Marriages are synonymous to the Indian culture, age old
saying suggests that a father's success is measured by the Yash Chopraishness
of his ward's wedding. The recent wedding
I attended and involved was of my close friend based in Hyderabad.
But seriously, before I say anything that might've construed
as a criticism of the vast and constantly expanding wedding-industrial complex
which currently accounts for 38% of the
India's GDP, let me state for the record that I loved my friend's wedding. He
found a wonderful bride in Nivedita-a smart, beautiful, warm, talented, and
funny women who is absolutely perfect for him. They had the best wedding in the
human history, and I am not saying this solely because I had many sweets and
was introduced to approximately twenty-seven single girls.
So I have no complaints about the wedding. I must say,
however, that the planning of wedding was a tad stressful for his father, as
planning a modern wedding is comparable in scope to constructing a nuclear
power plant, although the wedding is more complex because, to pick just one of
the many examples- a nuclear power plant does not require floral installations.
These used called "flowers" , but that was before florists-excuse me,
I mean the floral installation artists- realised that "floral installations"
is more professional, as measured by how much you can charge for installing
them.
Which brings us to budgeting. Here's his father's advice for
parents who are going to be planning a wedding: At the very beginning, decide
exactly how much money is the absolute
maximum you are willing to spend. Write this number down on a piece of
paper and keep it up with you all the times. That way, when the wedding is
over, you can pull it out, look at the number, and laugh until a streamer of
drool reaches all the way down your feet, which will be bare in as much as you
can no longer afford shoes.
Here's the problem. The Indian films which depend for their existence
on wedding melo-dramas, have for decades been hammering home the three core
principles of the modern Indian wedding
FIRST PRINCIPLE: Your wedding is the most important day in
your life, so you want it to be perfect.
SECOND PRINCIPLE: However, it does not have to cost a lot of
money.
THIRD PRINCIPLE: However, if it doesn't, it will suck.
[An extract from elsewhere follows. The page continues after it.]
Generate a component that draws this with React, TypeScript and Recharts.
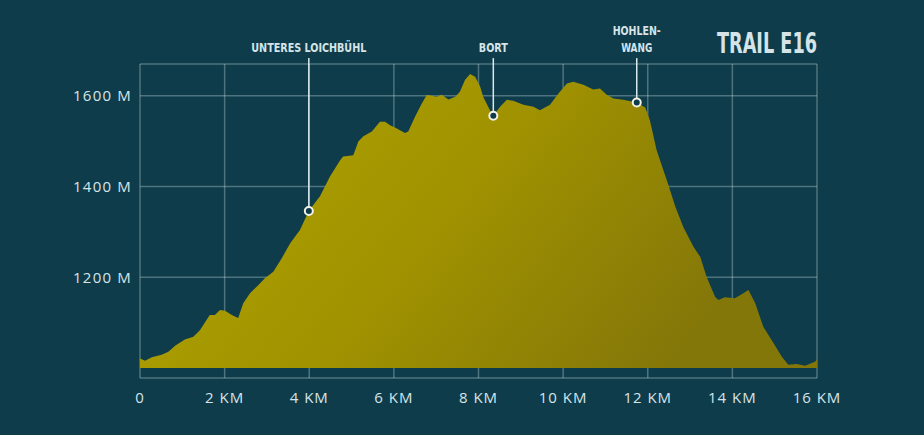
import { Area, AreaChart, CartesianGrid, ReferenceDot, ReferenceLine, XAxis, YAxis } from 'recharts';

// distance along the trail (km) and elevation (m)
const distanceKm = [
  0, 0.12, 0.28, 0.51, 0.67, 0.83, 1.06, 1.26, 1.42, 1.58, 1.65, 1.77, 1.89, 2.01, 2.17, 2.32,
  2.44, 2.6, 2.8, 2.95, 3.15, 3.35, 3.55, 3.78, 3.99, 4.18, 4.25, 4.49, 4.73, 4.8, 5.04, 5.16,
  5.28, 5.48, 5.67, 5.79, 5.91, 6.07, 6.26, 6.34, 6.5, 6.66, 6.78, 7.01, 7.13, 7.29, 7.45, 7.56,
  7.68, 7.8, 7.92, 8.04, 8.11, 8.27, 8.35, 8.51, 8.67, 8.82, 9.06, 9.3, 9.45, 9.69, 9.89, 10.09,
  10.24, 10.48, 10.71, 10.87, 11.03, 11.19, 11.42, 11.74, 11.94, 12.05, 12.21, 12.37, 12.49, 12.65,
  12.84, 13.08, 13.24, 13.39, 13.59, 13.67, 13.82, 14.06, 14.26, 14.38, 14.54, 14.73, 14.97, 15.17,
  15.32, 15.52, 15.72, 15.95, 16,
];
const elevationM = [
  1021, 1016, 1024, 1029, 1036, 1049, 1063, 1069, 1084, 1107, 1117, 1117, 1128, 1126, 1117, 1110,
  1143, 1165, 1183, 1198, 1212, 1242, 1275, 1304, 1346, 1370, 1378, 1422, 1458, 1466, 1469, 1499,
  1511, 1521, 1543, 1543, 1535, 1528, 1518, 1521, 1554, 1583, 1602, 1598, 1602, 1592, 1598, 1609,
  1635, 1648, 1642, 1620, 1598, 1568, 1556, 1576, 1591, 1589, 1580, 1576, 1568, 1580, 1605, 1627,
  1631, 1624, 1614, 1616, 1602, 1594, 1591, 1585, 1574, 1546, 1480, 1436, 1403, 1356,
  1311, 1267, 1245, 1201, 1157, 1150, 1156, 1154, 1165, 1172, 1143, 1091, 1055, 1025,
  1007, 1009, 1005, 1014, 1018,
];

const xTicks = [0, 2, 4, 6, 8, 10, 12, 14, 16];
const yTicks = [1200, 1400, 1600, 1670];
const yLabelled = [1200, 1400, 1600];

// waypoints on the profile
const poiNames = [['UNTERES LOICHBÜHL'], ['BORT'], ['HOHLEN-', 'WANG']];
const poiKm = [3.99, 8.35, 11.74];
const poiElevation = [1346, 1556, 1585];
const poiLabelWidth = [115, 29, 48];
const poiTop = 1683;

const data = distanceKm.map((km, i) => ({ km, ele: elevationM[i] }));

const BG = '#0e3c4a';
const TEXT = '#d6e4e8';
const labelFont = '"DejaVu Sans Condensed", "DejaVu Sans", sans-serif';

function PoiLabel(props: any) {
  const { cx, cy, idx } = props;
  const lines = poiNames[idx];
  return (
    <g>
      {lines.map((t, j) => (
        <text
          key={t}
          x={cx}
          y={cy - 6 - (lines.length - 1 - j) * 17}
          textAnchor="middle"
          fill={TEXT}
          fontFamily={labelFont}
          fontWeight="bold"
          fontSize={13}
          textLength={j === 0 ? poiLabelWidth[idx] : 31}
          lengthAdjust="spacingAndGlyphs"
        >
          {t}
        </text>
      ))}
    </g>
  );
}

export default function App() {
  return (
    <div style={{ position: 'absolute', left: 0, top: 0, width: 924, height: 435, background: BG }}>
      <AreaChart width={924} height={435} data={data} margin={{ top: 64, right: 107, bottom: 0, left: 0 }}>
        <defs>
          <linearGradient id="trailFill" x1="0" y1="0" x2="1" y2="0.35">
            <stop offset="0%" stopColor="#b3a500" />
            <stop offset="55%" stopColor="#a09200" />
            <stop offset="100%" stopColor="#847709" />
          </linearGradient>
        </defs>
        <XAxis
          dataKey="km"
          type="number"
          domain={[0, 16]}
          ticks={xTicks}
          height={57}
          axisLine={false}
          tickLine={false}
          tickSize={0}
          tickMargin={14}
          tick={{ fill: TEXT, fontSize: 15, fontFamily: '"Open Sans", sans-serif', letterSpacing: 1 }}
          tickFormatter={(v: number) => (v === 0 ? '0' : `${v} KM`)}
        />
        <YAxis
          type="number"
          domain={[978, 1670]}
          ticks={yTicks}
          width={140}
          axisLine={false}
          tickLine={false}
          tickSize={0}
          tickMargin={8}
          tick={{ fill: TEXT, fontSize: 15, fontFamily: '"Open Sans", sans-serif', letterSpacing: 1.2 }}
          tickFormatter={(v: number) => (yLabelled.includes(v) ? `${v} M` : '')}
        />
        <Area
          type="linear"
          dataKey="ele"
          baseValue={1000}
          stroke="none"
          fill="url(#trailFill)"
          fillOpacity={1}
          isAnimationActive={false}
        />
        <CartesianGrid stroke="#cfe3ea" strokeOpacity={0.33} strokeWidth={1.5} />
        {poiKm.map((km, i) => (
          <ReferenceLine
            key={`l${i}`}
            segment={[
              { x: km, y: poiElevation[i] },
              { x: km, y: poiTop },
            ]}
            stroke="#dce9ec"
            strokeWidth={1.5}
            ifOverflow="visible"
          />
        ))}
        {poiKm.map((km, i) => (
          <ReferenceDot
            key={`d${i}`}
            x={km}
            y={poiElevation[i]}
            r={4}
            fill={BG}
            stroke="#f2f2e6"
            strokeWidth={2}
            ifOverflow="visible"
          />
        ))}
        {poiKm.map((km, i) => (
          <ReferenceDot
            key={`t${i}`}
            x={km}
            y={poiTop}
            r={0}
            ifOverflow="visible"
            shape={(p: any) => <PoiLabel {...p} idx={i} />}
          />
        ))}
      </AreaChart>
      <svg width={924} height={70} style={{ position: 'absolute', left: 0, top: 0 }}>
        <text
          x={717}
          y={53}
          fill={TEXT}
          fontFamily={labelFont}
          fontWeight="bold"
          fontSize={29}
          textLength={100}
          lengthAdjust="spacingAndGlyphs"
        >
          TRAIL E16
        </text>
      </svg>
    </div>
  );
}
These principles resonate powerfully with your modern
bride-t-be, because ever since she was a little girl, she has been fantasizing
about her wedding day. This is not true of our modern groom to be. When he was
a little boy, he was-I state this with authority-conducting experiments to see
what happens when you set fire to He-Man action figures.
But the bride has
been dreaming for years about having a fairy-tale wedding, patterned after the
wedding scene in the Suraj R Barjatya's VIVAH. Wherein Cinderella and Prince
charming ride off into the sunset in the horse-drawn carriage, while the cute
little girl wave good-bye. What they don't show you in this film is parents in
bare feet paying the bills for the carriage rental, the horse supplier, the little
girl's costume, the sunset installation professional, etc. Because all of these
things cost money. And if you hold a wedding in Hyderabad, as they did , all of
these things will cost extra money, because you will be paying for unionized floral
installation artists.
True Story: I inquired, at the hotel where marriage is being
held, about the cost of renting a projector and screen the family rented so
they could show pictures of Pradeep and Nivedita as guests arrived. The hotel
said, counting the fee for the two workers-required to set the equipment up, it
would cost a sum, I calculated would be
enough to buy a projector and screen as well as a used car to drive them home
in.
My point is that putting in a modern wedding is an expensive
and complicated undertaking, which is why many people, including Pradeep's
father, these days hire a professional wedding planner, whose function is to
make it even more expensive and complicated. The planner works closely with the
bride, as well as the only other really essential person in the wedding, by
which I of course mean the bride's mother.
At this point the groom is pretty much out of the picture,
If the wedding were a solar system, the bride would be the sun; her mom would
be another, slightly smaller nearby sun; the wedding planner would be the third
sun; the caterer, floral installation professional, photographer, videographer
, ...etc would be the planets orbiting these suns; and the groom would be an
asteroid the size of a tennis ball 73 trillion light years away. Sometimes the
groom gets so far out of the wedding-planning loop that the planner forget to
invite him to the actual wedding and bride, at the last minute, has to marry a
member of the catering staff.( That didn't of course, happened in this marriage).